SanDisk Presses Apple's Baby

Flash memory maker SanDisk announced its own version of what could be an iPod killer.

The 8GB Sansa e280 can hold 2,000 songs, offering consumers twice the storage of the similar-priced Apple iPod Nano.

The MP3 player features audio, photo-viewing and video-clip playback capabilities and costs $249.99.

The Sansa is after the Nano.
Source: Sandisk

At the same time, SanDisk dropped prices on its other digital music players. Since entering the fray two years ago, the company has become the only company to successfully compete against Apple's iPod dynasty.

Flash memory comprises up to 75 percent of the cost of memory-based MP3 players, Eric Bone, SanDisk's director of audio/video product marketing, told internetnews.com.

"Since we make the Flash memory, we essentially remove the middle man and pass the savings directly to the consumer," Bone said in a statement. "We have a chance to upset the Apple cart."

Ross Rubin, analyst with NPD Group, said SanDisk is an interesting phenomenon. Until recently, the memory company had no brand in the music space.

What they did have was very close ties to Flash memory manufacturing, according to Rubin. Their lead in Flash memory was able to get their products on shelves.

In one year, SanDisk has more than tripled its share of MP3 players, jumping from 3.1 percent of sales in 2005 to 9.7 percent this year.

The jump put it in second place behind Apple's 75.6 percent and ahead of Creative's with less than 5 percent of digital music player sales, according to NPD.

SanDisk's success, in an area few have found traction, wasn't due to emulating Apple.

While others tried to beat Apple at its own game, SanDisk focused on its partnerships with Best Buy and Circuit City.

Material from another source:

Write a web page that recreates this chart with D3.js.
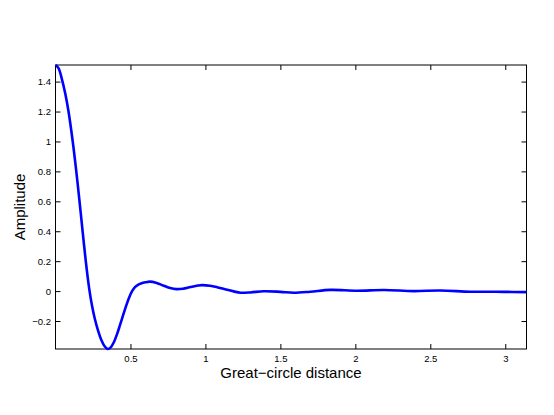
<!DOCTYPE html>
<html><head><meta charset="utf-8">
<script src="https://cdn.jsdelivr.net/npm/d3@7"></script>
<style>body{margin:0;background:#fff}svg{display:block}text{font-family:"Liberation Sans",Arial,Helvetica,sans-serif;fill:#000}</style>
</head><body>
<script>
// data
const distance = [0, 0.02, 0.043, 0.065, 0.086, 0.113, 0.137, 0.159, 0.179, 0.201, 0.225, 0.244, 0.263, 0.285, 0.305, 0.325, 0.349, 0.37, 0.39, 0.41, 0.43, 0.45, 0.47, 0.49, 0.51, 0.53, 0.55, 0.57, 0.6, 0.63, 0.67, 0.722, 0.765, 0.807, 0.85, 0.9, 0.95, 0.978, 1.03, 1.078, 1.13, 1.189, 1.233, 1.3, 1.389, 1.5, 1.589, 1.7, 1.833, 2.011, 2.19, 2.389, 2.567, 2.767, 2.99, 3.1416];
const amplitude = [1.511, 1.49, 1.415, 1.32, 1.205, 1.015, 0.815, 0.612, 0.418, 0.209, 0.015, -0.1, -0.188, -0.267, -0.325, -0.365, -0.387, -0.374, -0.34, -0.289, -0.228, -0.164, -0.102, -0.046, -0.002, 0.026, 0.042, 0.051, 0.059, 0.063, 0.056, 0.036, 0.02, 0.013, 0.016, 0.027, 0.037, 0.04, 0.036, 0.026, 0.012, -0.002, -0.011, -0.009, -0.001, -0.005, -0.011, -0.004, 0.008, 0.002, 0.007, 0.0, 0.004, -0.004, -0.005, -0.007];
const xTicks = [0.5, 1, 1.5, 2, 2.5, 3];
const yTicks = [-0.2, 0, 0.2, 0.4, 0.6, 0.8, 1, 1.2, 1.4];
const xDomain = [0, Math.PI];
const yDomain = [-0.387, 1.511];

const W = 554, H = 415;
const L = 55.5, R = 526.5, T = 65, B = 349;
const svg = d3.select("body").append("svg").attr("width", W).attr("height", H);
const x = d3.scaleLinear().domain(xDomain).range([L, R]);
const y = d3.scaleLinear().domain(yDomain).range([B, T]);

const tickLen = 5;
const axB = d3.axisBottom(x).tickValues(xTicks).tickSizeInner(-tickLen).tickSizeOuter(0).tickPadding(6).tickFormat(d3.format("~g"));
const axT = d3.axisTop(x).tickValues(xTicks).tickSizeInner(-tickLen).tickSizeOuter(0).tickFormat("");
const axL = d3.axisLeft(y).tickValues(yTicks).tickSizeInner(-tickLen).tickSizeOuter(0).tickPadding(4.5).tickFormat(d => d3.format("~g")(d).replace("-", "\u2212"));
const axR = d3.axisRight(y).tickValues(yTicks).tickSizeInner(-tickLen).tickSizeOuter(0).tickFormat("");

function style(g){
  g.select(".domain").remove();
  g.selectAll("line").attr("stroke", "#000");
  g.selectAll("text").attr("font-size", 9.5).attr("font-family", "Liberation Sans, Arial, sans-serif").attr("fill", "#000");
}
svg.append("g").attr("transform", `translate(0,${B})`).call(axB).call(style);
svg.append("g").attr("transform", `translate(0,${T})`).call(axT).call(style);
svg.append("g").attr("transform", `translate(${L},0)`).call(axL).call(style);
svg.append("g").attr("transform", `translate(${R},0)`).call(axR).call(style);

// box
svg.append("rect").attr("x", L).attr("y", T).attr("width", R - L).attr("height", B - T)
  .attr("fill", "none").attr("stroke", "#000").attr("stroke-width", 1);

const pts = distance.map((d, i) => [d, amplitude[i]]);
const line = d3.line().x(d => x(d[0])).y(d => y(d[1])).curve(d3.curveCatmullRom.alpha(0.5));
svg.append("path").datum(pts).attr("d", line).attr("fill", "none")
  .attr("stroke", "#0000ff").attr("stroke-width", 2.6).attr("stroke-linejoin", "round");

svg.append("text").attr("x", (L + R) / 2).attr("y", 378).attr("text-anchor", "middle")
  .attr("font-size", 15).text("Great\u2212circle distance");
svg.append("text").attr("transform", `translate(25,${(T + B) / 2}) rotate(-90)`).attr("text-anchor", "middle")
  .attr("font-size", 15).text("Amplitude");
</script>
</body></html>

Salespeople recognized the SanDisk brand and more easily recommended the memory maker as an iPod alternative, according to Bone.

As the MP3 player market matures, consumers are open to other choices, Stephanie Ethier, an In-Stat analyst said.

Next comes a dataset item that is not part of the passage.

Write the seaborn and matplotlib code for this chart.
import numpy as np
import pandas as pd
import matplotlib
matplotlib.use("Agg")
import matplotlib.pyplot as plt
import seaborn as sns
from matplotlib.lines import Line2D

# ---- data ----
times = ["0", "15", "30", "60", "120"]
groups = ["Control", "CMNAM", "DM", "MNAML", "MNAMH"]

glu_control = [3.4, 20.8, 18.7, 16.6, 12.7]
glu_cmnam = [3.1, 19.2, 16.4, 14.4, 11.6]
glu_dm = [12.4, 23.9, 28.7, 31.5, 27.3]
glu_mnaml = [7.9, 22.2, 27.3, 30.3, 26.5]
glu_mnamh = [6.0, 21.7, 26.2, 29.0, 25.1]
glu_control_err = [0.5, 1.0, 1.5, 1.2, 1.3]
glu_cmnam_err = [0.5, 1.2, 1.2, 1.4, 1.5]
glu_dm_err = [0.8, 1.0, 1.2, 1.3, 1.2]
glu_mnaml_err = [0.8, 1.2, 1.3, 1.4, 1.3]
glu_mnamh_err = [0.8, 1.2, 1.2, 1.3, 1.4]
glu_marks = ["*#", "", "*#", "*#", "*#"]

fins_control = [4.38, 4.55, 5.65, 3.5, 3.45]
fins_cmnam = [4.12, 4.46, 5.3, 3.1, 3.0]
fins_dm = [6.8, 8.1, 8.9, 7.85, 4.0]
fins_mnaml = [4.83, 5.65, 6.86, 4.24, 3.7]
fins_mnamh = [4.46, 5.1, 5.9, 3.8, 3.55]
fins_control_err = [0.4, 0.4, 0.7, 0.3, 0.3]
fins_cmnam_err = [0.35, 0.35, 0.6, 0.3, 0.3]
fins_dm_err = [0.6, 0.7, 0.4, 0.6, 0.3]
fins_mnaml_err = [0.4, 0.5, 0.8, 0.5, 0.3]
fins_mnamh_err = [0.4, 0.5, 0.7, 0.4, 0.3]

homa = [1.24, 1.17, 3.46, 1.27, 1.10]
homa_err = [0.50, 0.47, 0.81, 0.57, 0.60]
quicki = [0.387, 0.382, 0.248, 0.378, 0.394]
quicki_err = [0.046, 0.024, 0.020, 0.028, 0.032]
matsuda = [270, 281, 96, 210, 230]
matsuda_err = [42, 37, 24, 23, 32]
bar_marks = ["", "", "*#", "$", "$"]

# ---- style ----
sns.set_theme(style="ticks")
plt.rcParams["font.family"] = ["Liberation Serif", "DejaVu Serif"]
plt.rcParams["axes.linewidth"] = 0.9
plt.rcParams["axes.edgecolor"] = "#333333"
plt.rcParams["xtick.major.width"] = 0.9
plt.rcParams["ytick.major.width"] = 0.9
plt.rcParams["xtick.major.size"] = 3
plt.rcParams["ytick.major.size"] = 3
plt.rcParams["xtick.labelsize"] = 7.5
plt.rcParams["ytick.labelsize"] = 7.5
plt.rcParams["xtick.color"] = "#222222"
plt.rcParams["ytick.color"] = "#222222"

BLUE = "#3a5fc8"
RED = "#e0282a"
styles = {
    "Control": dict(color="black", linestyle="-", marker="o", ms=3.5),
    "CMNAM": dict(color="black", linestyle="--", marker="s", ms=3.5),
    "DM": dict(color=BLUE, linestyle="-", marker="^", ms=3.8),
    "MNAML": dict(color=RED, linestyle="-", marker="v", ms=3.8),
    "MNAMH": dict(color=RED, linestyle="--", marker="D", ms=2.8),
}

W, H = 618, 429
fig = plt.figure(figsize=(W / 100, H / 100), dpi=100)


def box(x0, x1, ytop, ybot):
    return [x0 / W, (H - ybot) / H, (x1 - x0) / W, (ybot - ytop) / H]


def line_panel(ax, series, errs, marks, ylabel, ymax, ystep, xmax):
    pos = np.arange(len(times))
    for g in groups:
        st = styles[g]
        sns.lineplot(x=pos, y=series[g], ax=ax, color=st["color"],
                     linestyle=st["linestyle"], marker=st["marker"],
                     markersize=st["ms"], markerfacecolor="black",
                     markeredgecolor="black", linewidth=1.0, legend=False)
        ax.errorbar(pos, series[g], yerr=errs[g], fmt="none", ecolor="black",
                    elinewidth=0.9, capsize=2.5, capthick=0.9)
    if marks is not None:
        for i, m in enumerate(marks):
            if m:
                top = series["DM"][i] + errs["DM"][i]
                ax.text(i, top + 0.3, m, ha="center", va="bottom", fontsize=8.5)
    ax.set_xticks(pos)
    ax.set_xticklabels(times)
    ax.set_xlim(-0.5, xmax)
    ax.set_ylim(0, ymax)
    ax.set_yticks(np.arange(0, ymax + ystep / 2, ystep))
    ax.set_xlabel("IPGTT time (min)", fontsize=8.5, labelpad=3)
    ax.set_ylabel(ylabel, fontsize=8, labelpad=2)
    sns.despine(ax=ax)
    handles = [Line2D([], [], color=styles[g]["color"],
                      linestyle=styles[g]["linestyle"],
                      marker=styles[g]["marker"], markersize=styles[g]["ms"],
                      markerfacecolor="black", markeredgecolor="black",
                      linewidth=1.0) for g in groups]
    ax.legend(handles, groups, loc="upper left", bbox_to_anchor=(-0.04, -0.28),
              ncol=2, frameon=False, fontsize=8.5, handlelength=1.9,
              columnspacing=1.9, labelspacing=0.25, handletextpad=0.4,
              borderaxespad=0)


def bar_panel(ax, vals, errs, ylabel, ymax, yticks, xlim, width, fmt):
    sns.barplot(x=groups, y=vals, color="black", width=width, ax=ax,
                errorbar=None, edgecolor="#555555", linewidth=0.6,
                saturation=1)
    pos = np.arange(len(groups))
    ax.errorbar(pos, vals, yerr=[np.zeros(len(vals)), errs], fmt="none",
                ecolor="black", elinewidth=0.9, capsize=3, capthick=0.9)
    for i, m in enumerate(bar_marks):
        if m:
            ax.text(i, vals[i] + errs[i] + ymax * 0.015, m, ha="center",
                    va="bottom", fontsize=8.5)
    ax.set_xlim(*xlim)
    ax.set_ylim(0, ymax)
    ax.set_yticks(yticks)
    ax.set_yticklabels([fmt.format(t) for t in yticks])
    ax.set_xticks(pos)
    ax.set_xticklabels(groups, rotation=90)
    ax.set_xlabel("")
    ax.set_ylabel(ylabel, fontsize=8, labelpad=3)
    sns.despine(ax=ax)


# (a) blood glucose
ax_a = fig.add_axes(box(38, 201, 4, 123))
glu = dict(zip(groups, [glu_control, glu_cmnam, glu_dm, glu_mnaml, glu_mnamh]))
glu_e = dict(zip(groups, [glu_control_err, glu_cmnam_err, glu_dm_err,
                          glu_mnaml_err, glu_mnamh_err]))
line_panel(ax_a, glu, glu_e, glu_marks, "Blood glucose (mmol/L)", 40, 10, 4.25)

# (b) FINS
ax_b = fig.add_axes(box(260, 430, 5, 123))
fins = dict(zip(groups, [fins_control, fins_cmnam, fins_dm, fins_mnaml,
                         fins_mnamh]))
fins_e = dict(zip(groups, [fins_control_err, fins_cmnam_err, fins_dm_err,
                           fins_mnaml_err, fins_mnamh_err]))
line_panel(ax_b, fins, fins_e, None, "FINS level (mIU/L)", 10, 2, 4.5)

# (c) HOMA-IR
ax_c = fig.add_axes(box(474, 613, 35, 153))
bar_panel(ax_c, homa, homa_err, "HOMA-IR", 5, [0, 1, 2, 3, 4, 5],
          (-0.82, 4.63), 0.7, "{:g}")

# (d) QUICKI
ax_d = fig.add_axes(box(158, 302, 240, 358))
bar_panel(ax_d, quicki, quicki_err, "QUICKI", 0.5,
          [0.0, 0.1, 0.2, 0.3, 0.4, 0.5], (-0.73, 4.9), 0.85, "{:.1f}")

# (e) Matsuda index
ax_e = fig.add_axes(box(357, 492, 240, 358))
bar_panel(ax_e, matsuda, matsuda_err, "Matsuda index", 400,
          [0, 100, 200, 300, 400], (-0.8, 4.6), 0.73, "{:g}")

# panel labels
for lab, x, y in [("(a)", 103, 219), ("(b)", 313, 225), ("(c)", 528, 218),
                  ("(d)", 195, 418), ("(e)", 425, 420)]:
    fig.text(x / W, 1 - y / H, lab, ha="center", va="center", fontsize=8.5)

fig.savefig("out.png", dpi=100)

Along with greater comfort thinking beyond Apple, "there's somewhat of a 'cool factor'" when people don't buy an iPod, according to Ethier.

Apple is still "pretty invulnerable" to challengers, said Ted Schadler of Forrester Research.

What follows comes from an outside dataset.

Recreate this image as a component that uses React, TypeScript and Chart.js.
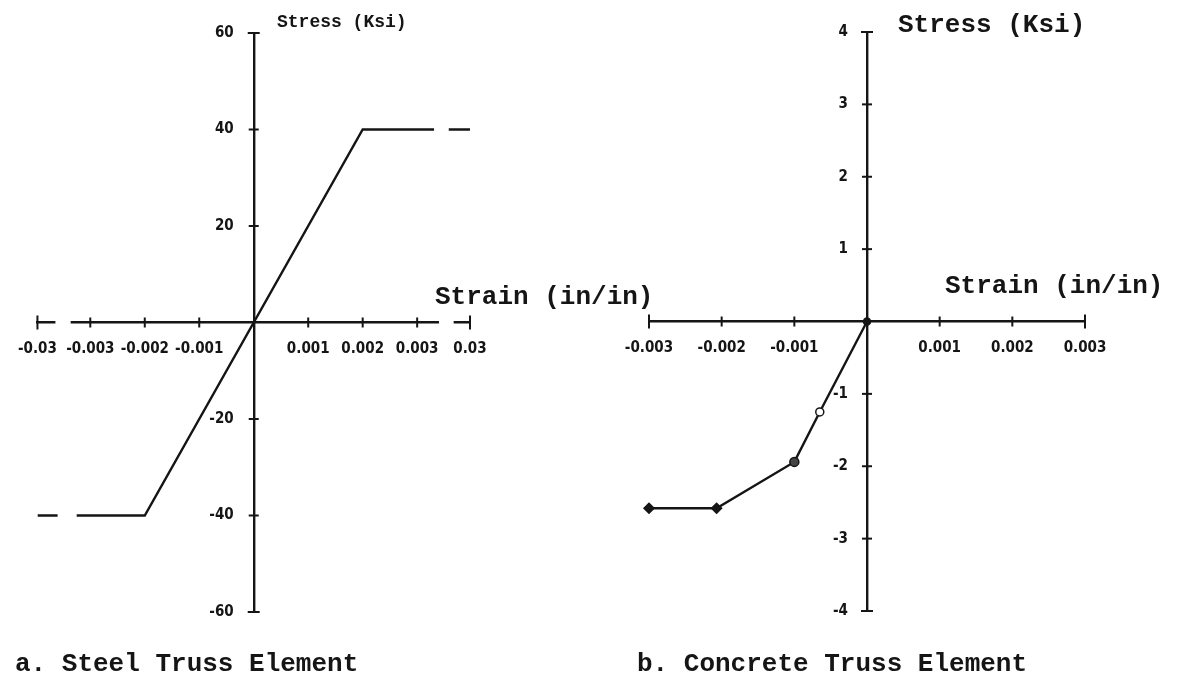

However, that could change as SanDisk approaches double-digit market share, something no other company has been able to accomplish, according to Schadler.

SanDisk's growth in the digital music area cannot continue without affecting Apple, said Rubin.

However, there could be a warning for Microsoft in SanDisk's growth, according to the analyst.

As SanDisk's growth in digital music has cost smaller competitors, such as Creative Technologies or Samsung, the entry of Microsoft's Zune device could hurt partners of the software giant more than the iPod.

Although Bone said SanDisk won't abandon its bread-and-butter memory market, the sector is transforming from dumb storage to smart devices enabling users to launch applications.

"It's quite clear people are becoming very comfortable with Flash memory," said Ethier, who believes the SanDisk MP3 player will compete with iPods on holiday gift lists.

Schadler foresees Flash memory jumping from music players to video devices allowing users to visit YouTube or download movies while on the go.

An explosion of devices has opened more opportunities for Flash memory. "The juggernaut was the mobile phone market," according to Rubin.

While SanDisk is enjoying the press attention from its bid to unseat the iPod, the company plans to concentrate on the low-end market, planning a sub-$100 digital music player, according to Bone.